In June, NICE rejected two breakthrough Alzheimer’s drugs already approved in Britain and used abroad.
Not because they failed clinically, but because their cost per QALY, “quality-adjusted life year, exceeded NICE’s affordability threshold. That threshold, £30,000 per QALY, hasn’t changed since 1999. If simply updated for inflation, it would be over £50,000 today.
Unlike France or Germany, patients here cannot contribute towards treatment if the NHS says no. In those countries, patients can use co-insurance or top-ups. In Australia, they can make co-payments.
These mechanisms keep universality intact while giving patients more choice.
Britain, by contrast, offers an all-or-nothing deal. If NICE declines, your only option is to go fully private and lose NHS support entirely. Families are forced into impossible decisions: abandon a promising drug, or shoulder crushing costs.
Worse, NICE’s models routinely overlook long-term savings such as delayed entry into care homes, reduced carer burden, or prolonged independence. Because these benefits are hard to model, they are often ignored. But ignoring them doesn’t make them less real.
Treating illness before it escalates is both compassionate and fiscally responsible.
Ministers have promised to review value-for-money rules after Brexit.
That’s welcome.
But tweaking the numbers won’t fix a system that is structurally outdated.
The UK has shown ambition elsewhere: the MHRA’s fast-track approvals have been hailed as proof Britain can lead in innovation. Yet what’s the point of approving new treatments if NICE won’t fund them and more importantly patients aren’t allowed to co-fund access themselves?
Critics will cry foul about creating a “two-tier system”. But let’s be honest: one already exists. Wealthier patients pay privately or go abroad. Everyone else goes without. A structured, transparent co-insurance option would make the system more equitable, not less.
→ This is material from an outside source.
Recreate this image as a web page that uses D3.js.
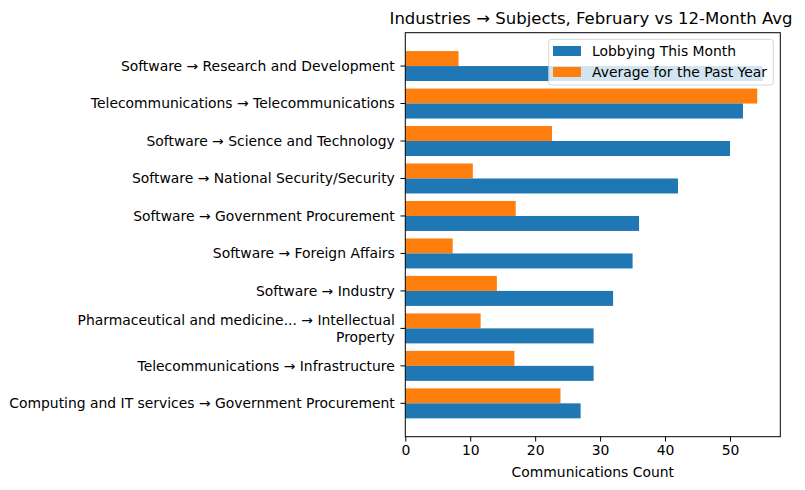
<!DOCTYPE html>
<html><head><meta charset="utf-8">
<script src="https://cdn.jsdelivr.net/npm/d3@7"></script>
<style>body{margin:0;background:#fff}svg{display:block;font-family:"DejaVu Sans",sans-serif}</style>
</head><body><svg id="c" width="805" height="490"></svg>
<script>
const categories = [
  "Software → Research and Development",
  "Telecommunications → Telecommunications",
  "Software → Science and Technology",
  "Software → National Security/Security",
  "Software → Government Procurement",
  "Software → Foreign Affairs",
  "Software → Industry",
  "Pharmaceutical and medicine... → Intellectual\nProperty",
  "Telecommunications → Infrastructure",
  "Computing and IT services → Government Procurement"
];
const thisMonth = [55, 52, 50, 42, 36, 35, 32, 29, 29, 27];
const pastYearAvg = [8.2, 54.2, 22.6, 10.4, 17.0, 7.3, 14.1, 11.6, 16.8, 23.9];
const xTicks = [0, 10, 20, 30, 40, 50];
const seriesNames = ["Lobbying This Month", "Average for the Past Year"];
const colors = ["#1f77b4", "#ff7f0e"];

const svg = d3.select("#c");
const L = 405.3, R = 780.3, T = 32.7, B = 436.7;
const xMax = d3.max(thisMonth.concat(pastYearAvg)) * 1.05;
const x = d3.scaleLinear().domain([0, xMax]).range([L, R]);
const y = d3.scaleLinear().domain([-0.89, categories.length - 1 + 0.89]).range([T, B]);
const bh = 0.4;
const tk = 4.86;

const g = svg.append("g");
g.selectAll("rect.avg").data(pastYearAvg).join("rect")
  .attr("x", x(0)).attr("y", (d, i) => y(i - bh))
  .attr("width", d => x(d) - x(0)).attr("height", (d, i) => y(i) - y(i - bh))
  .attr("fill", colors[1]);
g.selectAll("rect.cur").data(thisMonth).join("rect")
  .attr("x", x(0)).attr("y", (d, i) => y(i))
  .attr("width", d => x(d) - x(0)).attr("height", (d, i) => y(i + bh) - y(i))
  .attr("fill", colors[0]);

svg.append("rect").attr("x", L).attr("y", T).attr("width", R - L).attr("height", B - T)
  .attr("fill", "none").attr("stroke", "#000").attr("stroke-width", 1);

const xa = svg.append("g").attr("transform", `translate(0,${B})`)
  .call(d3.axisBottom(x).tickValues(xTicks).tickSize(tk).tickPadding(3.5).tickFormat(d3.format("d")));
xa.select(".domain").remove();
xa.selectAll("text").attr("font-size", 13.9).attr("fill", "#000").attr("font-family", "DejaVu Sans");
xa.selectAll("line").attr("stroke", "#000");

svg.append("text").attr("x", (L + R) / 2).attr("y", 477).attr("text-anchor", "middle")
  .attr("font-size", 13.9).text("Communications Count");

const ya = svg.append("g");
categories.forEach((c, i) => {
  const yy = y(i);
  ya.append("line").attr("x1", L - tk).attr("x2", L).attr("y1", yy).attr("y2", yy).attr("stroke", "#000");
  const lines = c.split("\n");
  const lh = 16.5;
  const t = ya.append("text").attr("text-anchor", "end").attr("font-size", 13.9);
  lines.forEach((ln, k) => {
    t.append("tspan").attr("x", L - 10.5).attr("y", yy + (k - (lines.length - 1) / 2) * lh).attr("dy", "0.35em").text(ln);
  });
});

svg.append("text").attr("x", 591).attr("y", 24).attr("text-anchor", "middle")
  .attr("font-size", 16.5).text("Industries → Subjects, February vs 12-Month Avg");

const lg = svg.append("g");
lg.append("rect").attr("x", 548.7).attr("y", 39.3).attr("width", 224.6).attr("height", 45.7)
  .attr("rx", 3).attr("fill", "#fff").attr("fill-opacity", 0.8).attr("stroke", "#ccc").attr("stroke-opacity", 0.8);
seriesNames.forEach((n, k) => {
  const cy = 51 + k * 21;
  lg.append("rect").attr("x", 553).attr("y", cy - 5).attr("width", 28).attr("height", 10).attr("fill", colors[k]);
  lg.append("text").attr("x", 592).attr("y", cy).attr("dy", "0.35em").attr("font-size", 13.9).text(n);
});
</script></body></html>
This is not about importing American healthcare.
It’s about following the example of successful universal systems across Europe, where public guarantees are preserved but patients are not blocked from exercising choice. Public and private elements coexist not in conflict, but in support.
Politically, reform would be popular. Families want more say in their care, especially when facing devastating illnesses. And a system that balances fairness with flexibility would strengthen, not weaken, public confidence in the NHS.
The government has an opportunity here: to back patients, support innovation, and ensure the UK remains globally competitive in life sciences. Updating NICE’s thresholds and introducing co-funding would not undermine the NHS’s founding principle, rather modernise it.
At present, our system is rigid, penny-wise, and blind to patient realities. It is time to stop rationing by spreadsheet and start treating people as individuals with agency, dignity, and the right to hope.